Professors Christie and Schultz revolutionized the NASDAQ market by shedding light on the unseemly, anti-competitive practices of its major market makers. And the anti-consumer efforts of those market makers was countenanced by the NASD, as has been amply documented by the SEC in its 21(a) Report. Please refresh your memory as to the sordid details involving the NASD self-regulator at http://sec.gov/litigation/investreport/nasdaq21a.htm And let me call your attention to one particularly damning section:
The NASD's failure to investigate and pursue aggressively clear indications of possible violations seriously undermined its ability to ensure compliance with the NASD's own rules as well as the requirements of the federal securities laws. As discussed below, the consequences for the Nasdaq market of this failure were exacerbated by the undue influence exercised by Nasdaq market makers over various aspects of the NASD's operations and regulatory affairs. This influence made vigorous enforcement by the NASD even more essential to the fair operation of the Nasdaq market.
See Pages 3-4 of 21(a) Report
There seems little question in my mind that Ketchum was a senior regulator at NASD during the time when the SEC accused the self-regulator of failing to investigate, failing to aggressively pursue "clear indications" of violations, failing to deter the undue influence of influential member firms. Further, according to the Times' article, just a day before he publicly blasted the professors report as "slanderous"-- Ketchum addressed a closed-door meeting of major Nasdaq market makers sponsored by the Securities Traders Assn., at the headquarters of Bear, Stearns & Co. Inc in New York.
I do not recall Ketchum ever apologizing for labeling the professors' report as slanderous. That is troubling. Moreover, while telling the public and industry small fry one thing, he was apparently resorting to what far too many industry regulators have done for far too long -- meeting with the vested interests and power brokers behind closed doors.
Finally, and perhaps most disheartening, that 15-year old Times story gives us yet another glimpse into the darkened heart of our nation's regulatory system. Ketchum has since confirmed that he told the market makers that the spreads on some stocks were too wide--and asked for voluntary action to narrow them. Otherwise, he said, the NASD might be forced to crack down.
Is that the aggressive, new style of self-regulation that FINRA seeks? A regulator finally uncovers a serious problem and simply asks for us all to get along -- will you do me a personal favor and voluntarily comply with the law? How lovely that regulation is little more than a threat to "crack down." Does FINRA's Board really think that this is the tough policing that the investor public and indie/regional broker-dealer community desires?

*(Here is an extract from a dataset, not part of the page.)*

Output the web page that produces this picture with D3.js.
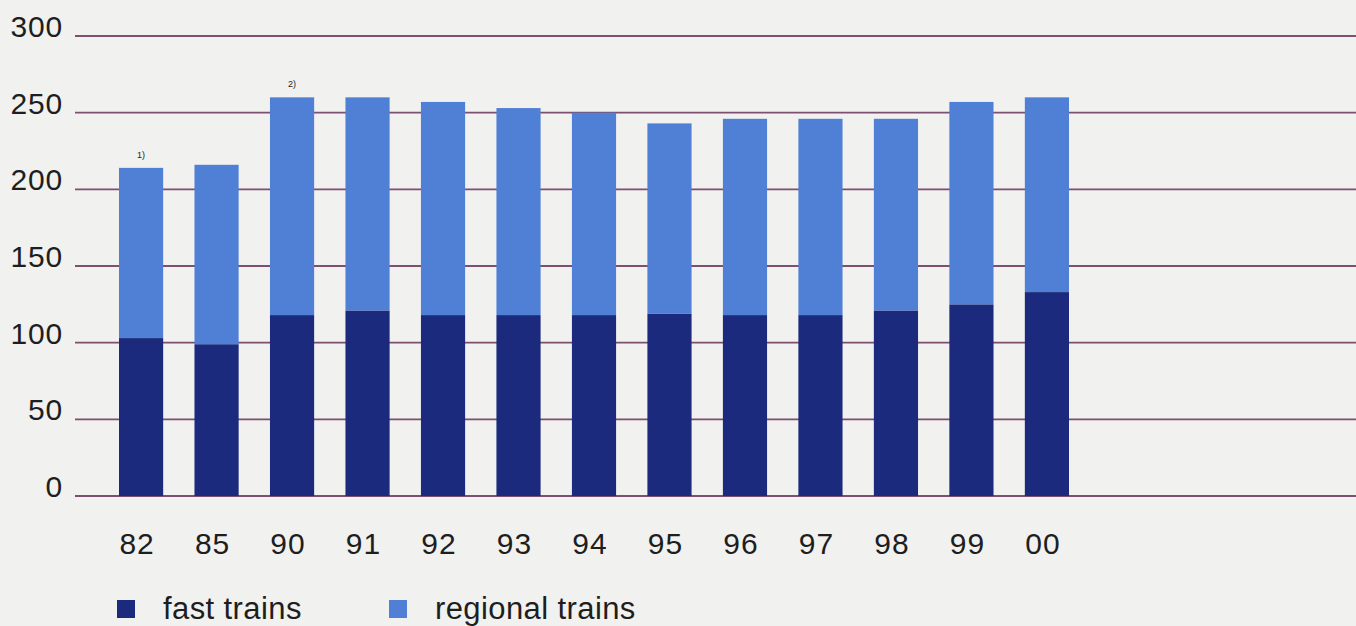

Once again, I find myself disheartened by self regulation and its cronies and failed reforms. Richard Ketchum once sought to resolve a major anti-consumer fraud behind closed-doors at Bear Stearns and through threats against academics. That needs to be addressed before he is confirmed. FINRA seems to think that its future is best served through hiring a veteran regulator whose credentials may once have been sterling for such a job, but whose past actions raise far too many questions.
Was this the best candidate that the Board could find? Who else did they interview? Who did the interviewing? Behind what other closed-doors were such meetings held?

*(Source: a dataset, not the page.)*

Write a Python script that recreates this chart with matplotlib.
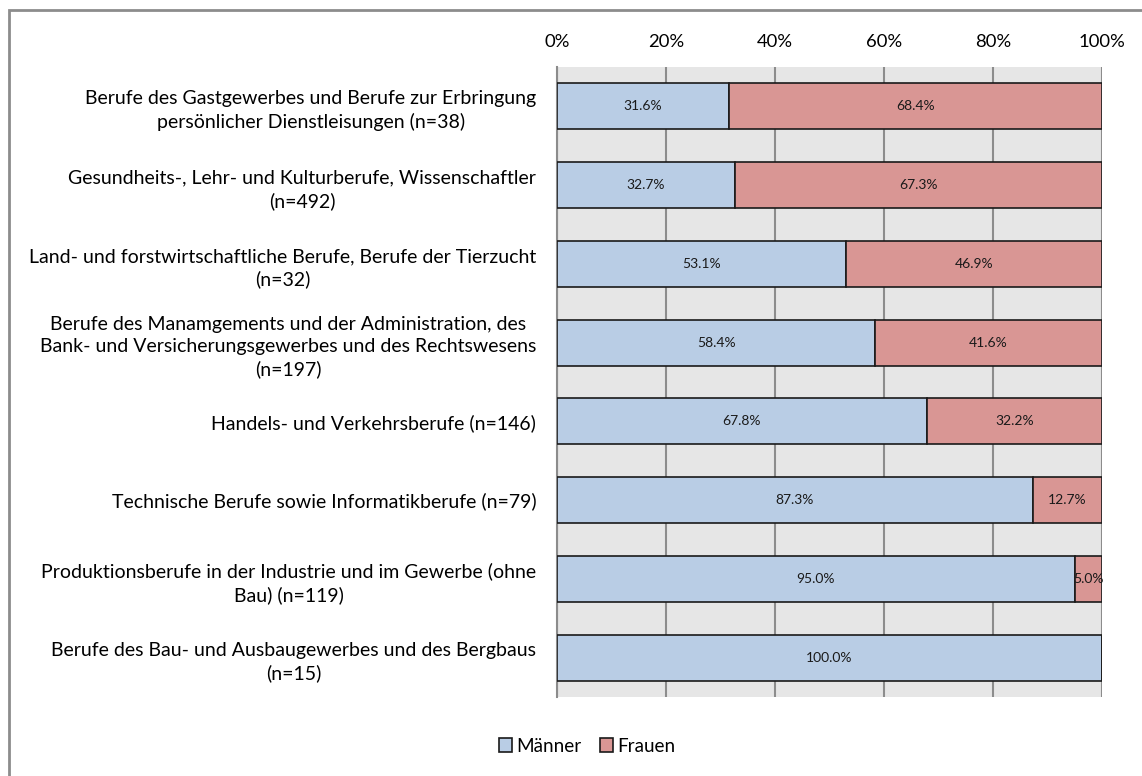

I'm sorry--but if this is the best person for the job and this is the best that FINRA's Board can offer, then it's simply time to turn off the lights and lock the doors as we all leave FINRA behind. I will be the first person to offer to meet with Ketchum, and with no preconditions. I will be the first person to offer to work with him on serious reform of FINRA. However, this selection and the selection process are simply not acceptable to the FINRA community or to the investing public.